Okung and Graham do agree on some things, though. They agree that a wealth disparity doesn’t mean you can’t have a healthy, thriving society. And they obviously believe in investing in tech. Okung has put money behind the eSports startup Matcherino. The duo sounds like they have a lot to talk about. Even in their essays, it feels at times as though Okung and Graham are arguing two sides of the same coin.
Graham hasn’t officially responded to Okung, although he’s certainly read the piece and disagrees with the criticism. In a series of tweets he sent out Friday morning, he wrote: “As a kid, I would never have guessed how much actual debates consist of showing you didn’t actually say things people claim you did.” And then, “(I didn’t mean the GOP debates, though no doubt those are useless too. I was thinking about whether to reply to [Okung’s essay].)” We’ve reached out to Graham to ask for comment and will update if we hear anything.
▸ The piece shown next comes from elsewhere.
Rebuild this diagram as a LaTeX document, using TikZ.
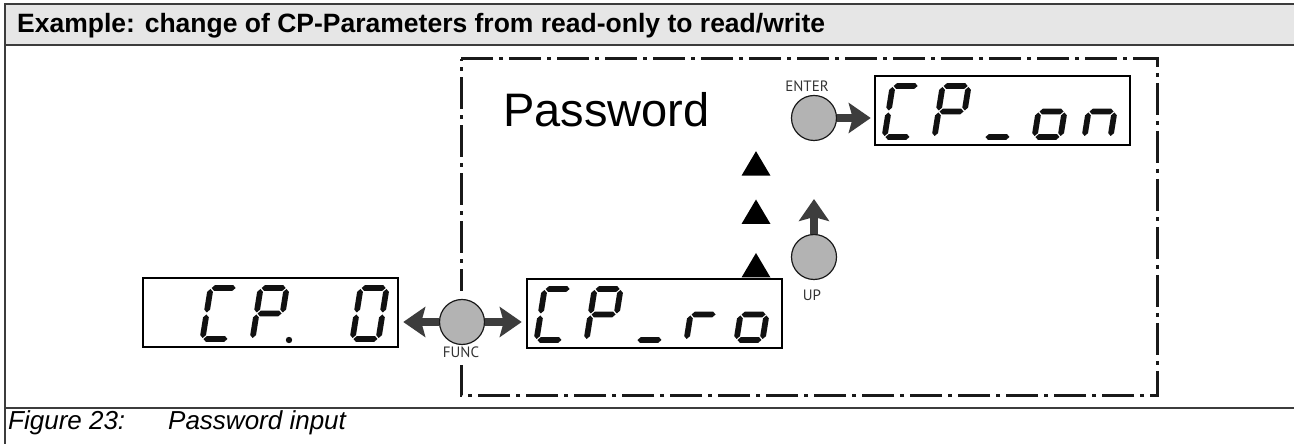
\documentclass[tikz,border=0pt]{standalone}
\usepackage{fontspec}
\setmainfont{Liberation Sans}
\newfontfamily\btnfont{PT Sans}
\usetikzlibrary{arrows.meta}
\definecolor{hdrgray}{HTML}{E6E6E6}
\definecolor{framegray}{HTML}{3C3C3C}
\definecolor{arrowgray}{HTML}{3D3D3D}
\definecolor{btngray}{HTML}{B3B3B3}
\definecolor{lblgray}{HTML}{333333}
\definecolor{segblack}{HTML}{111111}
\makeatletter
\def\seg@h#1#2#3{\fill[segblack] (#1,#3) -- (#1+2.9,#3+2.9) -- (#2-2.9,#3+2.9) -- (#2,#3) -- (#2-2.9,#3-2.9) -- (#1+2.9,#3-2.9) -- cycle;}
\def\seg@v#1#2#3{\fill[segblack] (#1,#2) -- (#1+2.9,#2+2.9) -- (#1+2.9,#3-2.9) -- (#1,#3) -- (#1-2.9,#3-2.9) -- (#1-2.9,#2+2.9) -- cycle;}
\def\seg@a{\seg@h{4}{28}{54}}
\def\seg@b{\seg@v{29}{29.5}{53}}
\def\seg@c{\seg@v{29}{4}{27.5}}
\def\seg@d{\seg@h{4}{28}{3}}
\def\seg@e{\seg@v{3}{4}{27.5}}
\def\seg@f{\seg@v{3}{29.5}{53}}
\def\seg@g{\seg@h{4}{28}{28.5}}
\newcommand\ssdigit[3]{\begin{scope}[shift={(#1,#2)},xslant=0.16]\foreach \s in {#3}{\csname seg@\s\endcsname}\end{scope}}
\makeatother
\tikzset{
  frameline/.style={draw=framegray, line width=2pt},
  display/.style={draw=black, line width=2.5pt, fill=white, minimum width=255pt, minimum height=69pt, inner sep=0pt},
  button/.style={circle, draw=black!90, line width=1.2pt, fill=btngray, minimum size=45pt, inner sep=0pt},
  btnlabel/.style={inner sep=0pt, text=lblgray, font=\btnfont\fontsize{15}{17}\selectfont},
  bigarrow/.style={draw=arrowgray, line width=8.5pt, -{Stealth[length=22pt, width=30pt, inset=4pt, fill=arrowgray]}},
  dashbox/.style={draw=black!90, line width=3pt, dash pattern=on 32pt off 6pt on 4pt off 6pt},
  tri/.style={fill=black}
}
\begin{document}
\begin{tikzpicture}[x=1pt,y=1pt]
\useasboundingbox (0,0) rectangle (1294,444);
% frame
\fill[hdrgray] (5,399) rectangle (1294,440);
\draw[frameline] (1294,440) -- (5,440) -- (5,0);
\draw[frameline] (5,399) -- (1294,399);
\draw[frameline] (5,36) -- (1294,36);
\node[anchor=base west, inner sep=0pt] (title) at (17,411) {\fontsize{26.5}{30}\selectfont\bfseries Example: change of CP-Parameters from read-only to read/write};
\node[anchor=base west, inner sep=0pt] (figno) at (8,14) {\fontsize{26}{30}\selectfont\itshape Figure 23:};
\node[anchor=base west, inner sep=0pt] (figcap) at (168,14) {\fontsize{26}{30}\selectfont\itshape Password input};
% dashed region
\draw[dashbox] (461,385) -- (1157,385) -- (1157,48) -- (461,48) -- cycle;
\fill[white] (454,81) rectangle (468,153);
\node[anchor=base west, inner sep=0pt] (pw) at (503,317) {\fontsize{47}{50}\selectfont Password};
% triangles
\fill[tri] (741.5,268.3) -- (770.5,268.3) -- (756,292.8) -- cycle;
\fill[tri] (741.5,220) -- (770.5,220) -- (756,244.5) -- cycle;
\fill[tri] (741.5,166.5) -- (770.5,166.5) -- (756,191) -- cycle;
% displays
\node[display] (cpzero) at (270.5,131.5) {};
\node[display] (cpro) at (654.5,130.5) {};
\node[display] (cpon) at (1002.5,333.5) {};
% CP. 0
\ssdigit{199}{102}{a,d,e,f}
\ssdigit{249}{102}{a,b,e,f,g}
\fill[segblack] (289,104) circle (3.2);
\ssdigit{349}{102}{a,b,c,d,e,f}
% CP_ro
\ssdigit{533}{101}{a,d,e,f}
\ssdigit{583}{101}{a,b,e,f,g}
\ssdigit{633}{101}{d}
\ssdigit{683}{101}{e,g}
\ssdigit{733}{101}{c,d,e,g}
% CP_on
\ssdigit{881}{304}{a,d,e,f}
\ssdigit{931}{304}{a,b,e,f,g}
\ssdigit{981}{304}{d}
\ssdigit{1031}{304}{c,d,e,g}
\ssdigit{1081}{304}{c,e,g}
% buttons
\node[button] (func) at (462,122) {};
\node[button] (enter) at (814,326) {};
\node[button] (up) at (814,187) {};
\node[btnlabel] (funclbl) at (461,92) {FUNC};
\node[btnlabel] (enterlbl) at (807,358) {ENTER};
\node[btnlabel] (uplbl) at (812,149) {UP};
\coordinate (uptip) at (814,245);
% arrows
\draw[bigarrow, shorten >=4pt] (func.west) -- (func.west -| cpzero.east);
\draw[bigarrow, shorten >=4pt] (func.east) -- (func.east -| cpro.west);
\draw[bigarrow, shorten >=3pt] (enter.east) -- (enter.east -| cpon.west);
\draw[bigarrow] (up.north) -- (uptip);
\end{tikzpicture}
\end{document}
https://twitter.com/paulg/status/688046853028319232
Update: Graham sent us the following comment via email:
Although it makes a great linkbait headline to say that he called me heartless, I don’t think we actually disagree about much. He just doesn’t seem to have read what I wrote very carefully. He says I am “a victim of … the belief that anyone who works hard can move up economically regardless of his or her social circumstances.” But not only do I not believe that, I explicitly called out lack of social mobility as a problem in the essay:
“Closely related to poverty is lack of social mobility. I’ve seen this myself: you don’t have to grow up rich or even upper middle class to get rich as a startup founder, but few successful founders grew up desperately poor.